start

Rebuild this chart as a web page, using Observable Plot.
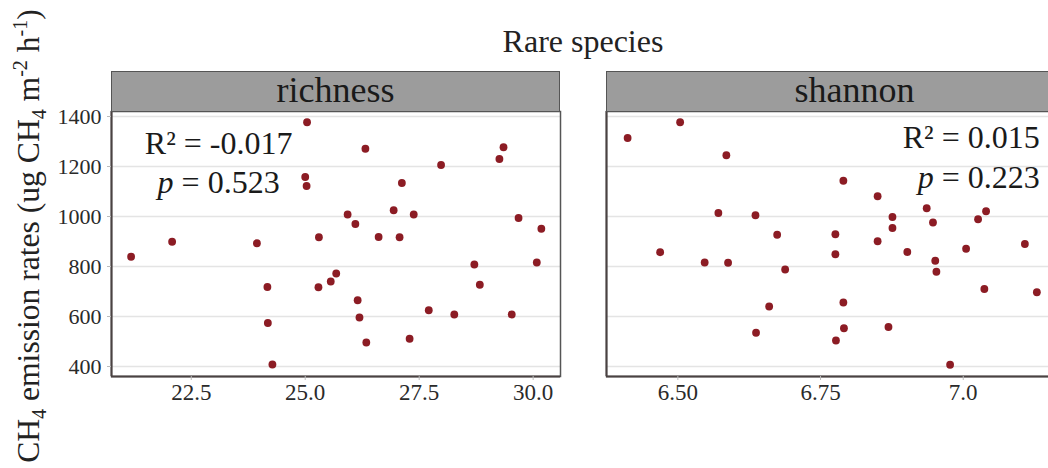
<!DOCTYPE html>
<html>
<head>
<meta charset="utf-8">
<script src="https://cdn.jsdelivr.net/npm/d3@7"></script>
<script src="https://cdn.jsdelivr.net/npm/@observablehq/plot@0.6"></script>
<style>
  html, body { margin: 0; padding: 0; background: #fff; }
  #root { position: relative; width: 1048px; height: 468px; overflow: hidden; font-family: "Liberation Serif", serif; color: #222; }
  .abs { position: absolute; }
  .strip { position: absolute; top: 71px; height: 41px; box-sizing: border-box; border: 1.5px solid #555; background: #9c9c9c; font-size: 36px; line-height: 37px; text-align: center; color: #1a1a1a; }
  #title { left: 583px; top: 25px; transform: translateX(-50%); font-size: 32px; line-height: 32px; white-space: nowrap; }
  #ylab { left: 29px; top: 236px; transform: translate(-50%, -50%) rotate(-90deg); font-size: 31.6px; line-height: 32px; white-space: nowrap; }
  #ylab sub, #ylab sup { font-size: 20px; line-height: 0; }
</style>
</head>
<body>
<div id="root">
  <div id="title" class="abs">Rare species</div>
  <div id="ylab" class="abs">CH<sub>4</sub> emission rates (ug CH<sub>4</sub> m<sup>-2</sup> h<sup>-1</sup>)</div>
</div>
<script>
// ---- data ----
const richnessX = [25.04, 25.0, 25.03, 21.18, 22.08, 23.94, 25.93, 26.10, 25.30, 25.68, 25.56, 25.29,
  24.17, 24.18, 24.28, 26.15, 26.19, 26.32, 27.98, 29.26, 29.35, 27.12, 26.94, 27.38, 26.61, 27.07,
  29.68, 30.18, 28.71, 30.08, 28.83, 27.71, 28.27, 29.53, 26.34, 27.29];
const richnessY = [1377, 1158, 1122, 839, 899, 893, 1008, 970, 917, 772, 740, 717,
  718, 574, 408, 665, 596, 1271, 1206, 1230, 1277, 1134, 1025, 1008, 918, 917,
  994, 951, 808, 816, 727, 625, 608, 608, 496, 511];
const shannonX = [6.412, 6.504, 6.585, 6.571, 6.636, 6.674, 6.469, 6.547, 6.588, 6.688, 6.660, 6.637,
  6.790, 6.850, 6.936, 7.040, 7.026, 6.876, 6.947, 6.876, 6.776, 6.850, 7.108, 7.005, 6.902, 6.776,
  6.951, 6.953, 7.037, 7.129, 6.790, 6.869, 6.791, 6.777, 6.977];
const shannonY = [1314, 1377, 1245, 1014, 1005, 927, 857, 816, 815, 788, 640, 535,
  1143, 1081, 1033, 1021, 989, 998, 976, 954, 929, 901, 890, 871, 858, 849,
  823, 779, 710, 697, 656, 558, 553, 504, 407];
const panels = ["richness", "shannon"];
const title = "Rare species";
const yTicks = [400, 600, 800, 1000, 1200, 1400];
const richnessTicks = [22.5, 25.0, 27.5, 30.0];
const richnessTickLabels = ["22.5", "25.0", "27.5", "30.0"];
const shannonTicks = [6.50, 6.75, 7.0];
const shannonTickLabels = ["6.50", "6.75", "7.0"];
const statsR2 = ["R\u00b2 = -0.017", "R\u00b2 = 0.015"];
const statsP = ["p = 0.523", "p = 0.223"];

// ---- chart ----
const root = document.getElementById("root");
const FONT = "Liberation Serif";
const yDomain = [360, 1420];
const dotColor = "#8c1c24";

function makePanel(xs, ys, opts) {
  const data = xs.map((x, i) => ({x, y: ys[i]}));
  const marks = [
    Plot.gridY(yTicks, {stroke: "#e4e4e4", strokeOpacity: 1, strokeWidth: 1.5}),
    Plot.frame({stroke: "#555", strokeWidth: 1.5}),
    Plot.ruleX([opts.xDomain[0]], {stroke: "#4a4242", strokeWidth: 2}),
    Plot.ruleY([yDomain[0]], {stroke: "#4a4242", strokeWidth: 2}),
    Plot.axisX(opts.ticks, {tickSize: 4, tickPadding: 3, stroke: "#bbb", fill: "#2a2a2a", fontSize: 23, label: null,
      tickFormat: (d) => opts.labels[opts.ticks.indexOf(d)]}),
    Plot.dot(data, {x: "x", y: "y", r: 3.9, fill: dotColor, stroke: "none"}),
    Plot.text([opts.r2], {x: opts.ax, y: opts.ay1, text: d => d, fontSize: 32, fill: "#1a1a1a", textAnchor: opts.anchor, lineAnchor: "bottom"}),
    Plot.text([opts.p], {x: opts.ax, y: opts.ay2, text: d => d, fontSize: 32, fill: "#1a1a1a", textAnchor: opts.anchor, lineAnchor: "bottom"})
  ];
  if (opts.yAxis) {
    marks.push(Plot.axisY(yTicks, {tickSize: 4, tickPadding: 6, stroke: "#bbb", fill: "#2a2a2a", fontSize: 22, label: null,
      tickFormat: (d) => String(d)}));
  }
  const svg = Plot.plot({
    width: opts.width, height: 299,
    marginLeft: opts.marginLeft, marginRight: 2, marginTop: 1, marginBottom: 33,
    x: {domain: opts.xDomain, axis: null, label: null},
    y: {domain: yDomain, axis: null, label: null},
    style: {fontFamily: FONT, background: "transparent", overflow: "visible", color: "#333"},
    marks
  });
  // italic p
  d3.select(svg).selectAll("text").each(function () {
    const t = this.textContent;
    if (t.startsWith("p = ") && this.children.length === 0) {
      const rest = t.slice(1);
      this.textContent = "";
      d3.select(this).append("tspan").attr("font-style", "italic").text("p");
      d3.select(this).append("tspan").text(rest);
    }
  });
  svg.style.position = "absolute";
  svg.style.left = opts.left + "px";
  svg.style.top = "110px";
  return svg;
}

root.appendChild(makePanel(richnessX, richnessY, {
  width: 562, marginLeft: 111, left: 0, xDomain: [20.75, 30.6], yAxis: true,
  ticks: richnessTicks, labels: richnessTickLabels,
  r2: statsR2[0], p: statsP[0], ax: 23.1, ay1: 1252, ay2: 1096, anchor: "middle"
}));
root.appendChild(makePanel(shannonX, shannonY, {
  width: 548, marginLeft: 46, left: 560, xDomain: [6.375, 7.251], yAxis: false,
  ticks: shannonTicks, labels: shannonTickLabels,
  r2: statsR2[1], p: statsP[1], ax: 7.134, ay1: 1276, ay2: 1116, anchor: "end"
}));

// strips
[[111, 449], [606, 500]].forEach(([left, w], i) => {
  const s = document.createElement("div");
  s.className = "strip";
  s.style.left = left + "px";
  s.style.width = w + "px";
  s.textContent = panels[i];
  if (i === 1) { s.style.textAlign = "left"; s.style.paddingLeft = (795 - 606 - 1.5) + "px"; }
  root.appendChild(s);
});
</script>
</body>
</html>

end

Which lines hold the word "this"? Show each one.

Rebuild this chart as a web page, using Observable Plot.
    const t = this.textContent;
    if (t.startsWith("p = ") && this.children.length === 0) {
      this.textContent = "";
      d3.select(this).append("tspan").attr("font-style", "italic").text("p");
      d3.select(this).append("tspan").text(rest);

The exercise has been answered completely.